Most users of course aren't affected in the least by the build process. Qt's build process is self-contained, but takes hours still. The end result is really the same for end users.
Sure, it's mostly the same for end users, but someone has to manage the insane build process. I remember gnome being dropped from Slackware because just packaging it was taking up too much of Pat V's time.
Having every widget toolkit re-implement every wheel is fairly tiresome. Why not use lower-level libraries like libxml that already work well, and most importantly, are C-based.
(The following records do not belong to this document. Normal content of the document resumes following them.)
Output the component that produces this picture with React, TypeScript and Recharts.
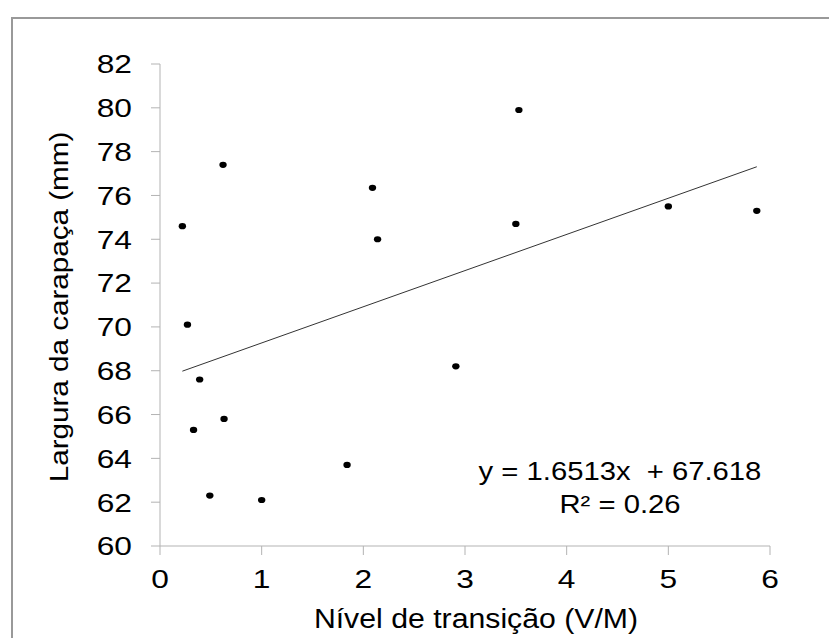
import { ScatterChart, Scatter, XAxis, YAxis } from 'recharts';

// Nível de transição (V/M) vs largura da carapaça (mm)
const transicao = [0.22, 0.62, 2.09, 2.14, 0.27, 0.39, 0.33, 0.63, 1.84, 0.49, 1.0, 3.53, 3.5, 5.0, 5.87, 2.91];
const largura = [74.6, 77.4, 76.35, 74.0, 70.1, 67.6, 65.3, 65.8, 63.7, 62.3, 62.1, 79.9, 74.7, 75.5, 75.3, 68.2];

// linear trendline endpoints (y = 1.6513x + 67.618)
const trendX = [0.22, 5.87];
const trendY = [67.98, 77.31];

const xTicks = [0, 1, 2, 3, 4, 5, 6];
const yTicks = [60, 62, 64, 66, 68, 70, 72, 74, 76, 78, 80, 82];

const eqLines = ['y = 1.6513x  + 67.618', 'R² = 0.26'];

const FONT = '"Liberation Sans", Arial, sans-serif';

const points = transicao.map((x, i) => ({ x, y: largura[i] }));
const trend = trendX.map((x, i) => ({ x, y: trendY[i] }));

const stretch = (x: number, y: number, s: number) =>
  `translate(${x} ${y}) scale(${s} 1) translate(${-x} ${-y})`;

const XTick = ({ x, y, payload }: any) => (
  <text x={x} y={y + 33} textAnchor="middle" fontSize={26} fontFamily={FONT} fill="#000"
    transform={stretch(x, y, 1.22)}>
    {payload.value}
  </text>
);

const YTick = ({ x, y, payload }: any) => (
  <text x={x} y={y} dy="0.36em" textAnchor="end" fontSize={26} fontFamily={FONT} fill="#000"
    transform={stretch(x, y, 1.22)}>
    {payload.value}
  </text>
);

const Dot = (p: any) => <ellipse cx={p.cx} cy={p.cy} rx={3.7} ry={3.1} fill="#000" />;

export default function App() {
  return (
    <div style={{ position: 'fixed', left: 0, top: 0, width: 829, height: 638, overflow: 'hidden', background: '#fff' }}>
      <div style={{ position: 'absolute', left: 11, top: 17, width: 900, height: 700, border: '2px solid #999' }} />
      <div style={{ position: 'absolute', left: 0, top: 0 }}>
        <ScatterChart width={829} height={638} margin={{ top: 64, right: 59, left: 0, bottom: 0 }}>
          <XAxis type="number" dataKey="x" domain={[0, 6]} ticks={xTicks} height={92}
            stroke="#b3b3b3" tickSize={9} tickMargin={0} tick={<XTick />} interval={0} />
          <YAxis type="number" dataKey="y" domain={[60, 82]} ticks={yTicks} width={160}
            stroke="#b3b3b3" tickSize={9} tickMargin={19} tick={<YTick />} interval={0} />
          <Scatter data={points} fill="#000" shape={<Dot />} isAnimationActive={false} />
          <Scatter data={trend} line={{ stroke: '#333', strokeWidth: 1 }} shape={() => <g />}
            legendType="none" isAnimationActive={false} />
        </ScatterChart>
      </div>
      <svg width={829} height={638} style={{ position: 'absolute', left: 0, top: 0, pointerEvents: 'none' }}>
        <text transform="translate(68 307) rotate(-90) scale(1.14 1)" textAnchor="middle"
          fontSize={26} fontFamily={FONT} fill="#000">
          Largura da carapaça (mm)
        </text>
        <text transform="translate(476 628) scale(1.12 1)" textAnchor="middle"
          fontSize={27} fontFamily={FONT} fill="#000">
          Nível de transição (V/M)
        </text>
        {eqLines.map((t, i) => (
          <text key={t} transform={`translate(620 ${480 + i * 32.5}) scale(1.17 1)`} textAnchor="middle"
            fontSize={25} fontFamily={FONT} fill="#000" style={{ whiteSpace: 'pre' }}>
            {t}
          </text>
        ))}
      </svg>
    </div>
  );
}
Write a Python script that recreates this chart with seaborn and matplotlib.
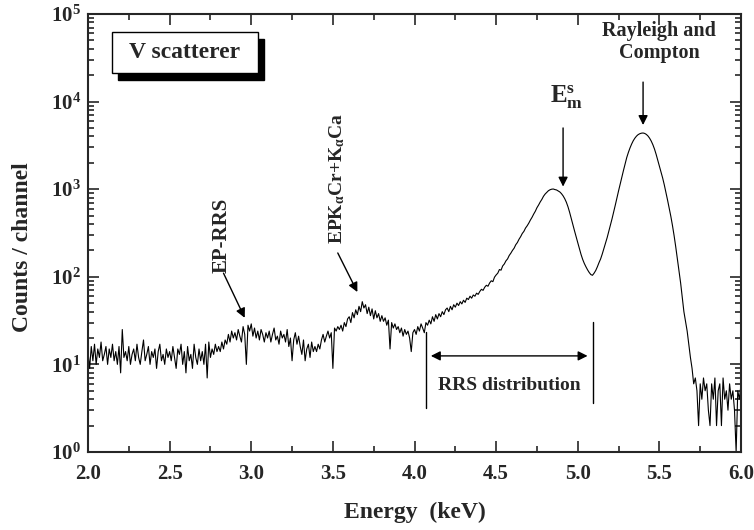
import numpy as np
import matplotlib
matplotlib.use("Agg")
import matplotlib.pyplot as plt
import matplotlib.ticker as mticker
from matplotlib.patches import Rectangle
import seaborn as sns

# channel energies (keV), 0.01 keV steps
energy = np.round(np.arange(2.0, 6.0001, 0.01), 2)

# counts per channel (one row = 0.1 keV)
counts = [
    14, 9, 16, 11, 17, 10, 15, 12, 18, 11,
    13, 16, 10, 15, 12, 17, 11, 14, 10, 16,
    8, 25, 12, 14, 11, 16, 10, 13, 15, 11,
    17, 12, 10, 14, 19, 11, 13, 16, 10, 14,
    12, 15, 9, 14, 17, 11, 13, 10, 15, 12,
    14, 11, 16, 12, 9, 15, 13, 17, 10, 14,
    8, 16, 11, 13, 9, 17, 12, 10, 15, 11,
    14, 10, 17, 7, 18, 12, 15, 13, 17, 14,
    16, 14, 18, 15, 19, 17, 22, 18, 24, 20,
    23, 19, 25, 21, 18, 27, 22, 10, 28, 24,
    29, 21, 26, 20, 24, 19, 25, 22, 18, 23,
    20, 24, 18, 22, 26, 19, 21, 17, 24, 20,
    22, 18, 25, 16, 20, 11, 19, 23, 17, 21,
    16, 13, 19, 11, 15, 17, 12, 18, 14, 16,
    14, 17, 15, 19, 22, 18, 21, 24, 20, 23,
    9, 26, 24, 27, 25, 28, 24, 30, 27, 33,
    35, 30, 39, 34, 42, 37, 46, 40, 52, 44,
    48, 38, 45, 36, 43, 33, 41, 34, 38, 31,
    36, 31, 34, 28, 32, 15, 30, 26, 29, 25,
    27, 23, 26, 21, 25, 22, 24, 20, 14, 23,
    25, 22, 27, 24, 29, 26, 23, 30, 28, 32,
    29, 35, 31, 37, 33, 38, 35, 40, 37, 42,
    44, 40, 46, 42, 48, 45, 50, 47, 52, 49,
    54, 51, 57, 55, 60, 57, 62, 60, 65, 63,
    68, 72, 70, 76, 80, 78, 85, 90, 88, 99,
    105, 110, 121, 119, 133, 140, 152, 160, 175, 186,
    200, 212, 232, 246, 268, 287, 312, 330, 360, 382,
    410, 445, 478, 520, 560, 615, 660, 715, 765, 830,
    880, 920, 960, 985, 1000, 1005, 990, 980, 955, 930,
    890, 840, 780, 710, 630, 545, 465, 395, 335, 285,
    245, 210, 180, 158, 142, 130, 120, 112, 106, 104,
    110, 118, 130, 145, 160, 182, 210, 240, 280, 330,
    390, 460, 550, 660, 800, 960, 1150, 1380, 1640, 1950,
    2300, 2630, 2960, 3280, 3580, 3830, 4040, 4200, 4300, 4360,
    4380, 4330, 4220, 4050, 3820, 3540, 3220, 2870, 2500, 2140,
    1820, 1580, 1340, 1120, 920, 750, 610, 490, 385, 295,
    220, 160, 118, 85, 58, 40, 31, 24, 17, 12,
    9, 6, 7, 5, 2, 6, 4, 7, 5, 6,
    3, 2, 6, 4, 7, 2, 5, 6, 2, 7,
    4, 5, 3, 6, 4, 5, 3, 1, 5, 4,
    6,
]

x_ticks = [2.0, 2.5, 3.0, 3.5, 4.0, 4.5, 5.0, 5.5, 6.0]
y_ticks = [1, 10, 100, 1000, 10000, 100000]
y_labels = [r"$10^{0}$", r"$10^{1}$", r"$10^{2}$", r"$10^{3}$", r"$10^{4}$", r"$10^{5}$"]

sns.set_style("ticks")
plt.rcParams["font.family"] = ["Liberation Serif", "DejaVu Serif"]
plt.rcParams["font.weight"] = "bold"
plt.rcParams["axes.labelweight"] = "bold"
plt.rcParams["mathtext.fontset"] = "custom"
plt.rcParams["mathtext.rm"] = "Liberation Serif:bold"
plt.rcParams["mathtext.bf"] = "Liberation Serif:bold"
plt.rcParams["mathtext.it"] = "Liberation Serif:italic:bold"
plt.rcParams["mathtext.default"] = "rm"

fig = plt.figure(figsize=(7.54, 5.30), dpi=100)
ax = fig.add_axes([0.1167, 0.1472, 0.8661, 0.8264])

sns.lineplot(x=energy, y=counts, ax=ax, color="black", linewidth=0.8)

ax.set_yscale("log")
ax.set_xlim(2.0, 6.0)
ax.set_ylim(1, 1e5)
ax.set_xticks(x_ticks)
ax.set_xticklabels([f"{v:.1f}" for v in x_ticks])
ax.xaxis.set_minor_locator(mticker.MultipleLocator(0.25))
ax.set_yticks(y_ticks)
ax.set_yticklabels(y_labels)
ax.yaxis.set_minor_locator(mticker.LogLocator(base=10, subs=np.arange(2, 10)))
ax.yaxis.set_minor_formatter(mticker.NullFormatter())

for sp in ax.spines.values():
    sp.set_linewidth(1.5)
    sp.set_visible(True)
ax.tick_params(which="both", direction="in", top=True, right=True, width=1.2,
               labelsize=15)
ax.tick_params(which="major", length=8)
ax.tick_params(which="minor", length=4.5)
ax.tick_params(axis="x", which="major", pad=9)
ax.tick_params(axis="y", which="major", pad=5)

ax.set_xlabel("Energy  (keV)", fontsize=17)
ax.set_ylabel("Counts / channel", fontsize=17)
ax.xaxis.set_label_coords(0.5, -0.114)
ax.yaxis.set_label_coords(-0.0842, 0.468)

# "V scatterer" box with drop shadow
ax.add_patch(Rectangle((0.0459, 0.849), 0.2236, 0.0936, transform=ax.transAxes,
                       facecolor="black", edgecolor="black", zorder=4))
ax.add_patch(Rectangle((0.0368, 0.865), 0.2236, 0.0936, transform=ax.transAxes,
                       facecolor="white", edgecolor="black", linewidth=1.0, zorder=5))
ax.text(0.1486, 0.912, "V scatterer", transform=ax.transAxes, fontsize=17,
        ha="center", va="center", zorder=6)

arrow = dict(arrowstyle="-|>", color="black", lw=1.0, mutation_scale=14,
             shrinkA=0, shrinkB=0)

ax.text(5.50, 8.3e4, "Rayleigh and\nCompton", fontsize=14.5, ha="center", va="top",
        linespacing=1.15)
ax.annotate("", xy=(5.40, 5400), xytext=(5.40, 1.67e4), arrowprops=arrow)

ax.text(4.93, 1.15e4, r"$\mathrm{E}_{\mathrm{m}}^{\mathrm{s}}$", fontsize=18,
        ha="center", va="center")
ax.annotate("", xy=(4.91, 1070), xytext=(4.91, 5000), arrowprops=arrow)

ax.text(2.82, 300, "EP-RRS", fontsize=15, rotation=90, ha="center", va="center")
ax.annotate("", xy=(2.96, 34), xytext=(2.83, 110), arrowprops=arrow)

ax.text(3.525, 1340, r"EPK$_{\alpha}$Cr+K$_{\alpha}$Ca", fontsize=14, rotation=90,
        ha="center", va="center")
ax.annotate("", xy=(3.65, 67), xytext=(3.53, 187), arrowprops=arrow)

ax.plot([4.07, 4.07], [3.2, 23.4], color="black", lw=1.0)
ax.plot([5.095, 5.095], [3.6, 30.5], color="black", lw=1.0)
ax.annotate("", xy=(4.10, 12.5), xytext=(5.06, 12.5),
            arrowprops=dict(arrowstyle="<|-|>", color="black", lw=1.0,
                            mutation_scale=14, shrinkA=0, shrinkB=0))
ax.text(4.58, 5.8, "RRS distribution", fontsize=14, ha="center", va="center")

fig.savefig("out.png", dpi=100)
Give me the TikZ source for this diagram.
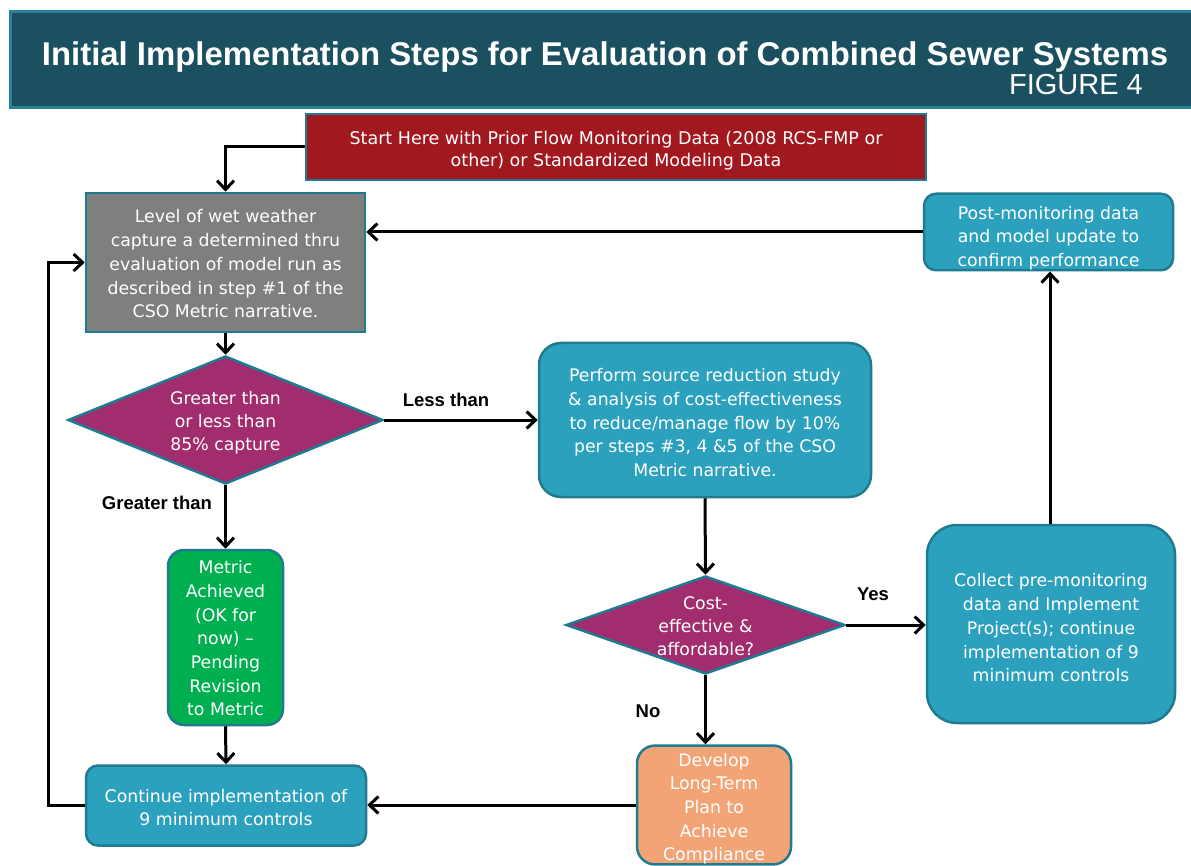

Mostly, portability. Qt-based programs are easy to port to even quite silly systems; porting libxml and all the other random libraries different parts of gnome is a lot of effort. Thus there's a fairly complete kde on e.g. windows, wheras only a handful of individual popular gnome programs have been ported.
Programming GTK+ in C++ is a joy (doesn't need moc either). GTK+ in Python is slick too, and actually manages to be fairly pythonic, unlike PyQt, which is really just C++ code in a python syntax.
Disagree, and I think the relative popularity backs me up. Have you read the post from rosegarden's author (wish I could find it) talking about moving from gtkmm to qt?
I don't think Gobject is a BS OO extension anymore than C++ is. Functionally and under the hood they are fairly equivalent.
That this is true is really the worst thing about the gnome approach. C++ and GObject are indeed basically the same thing (and vala makes this even clearer), but Gnome chose to reinvent the wheel, throwing away all our existing experience and tool support with C++.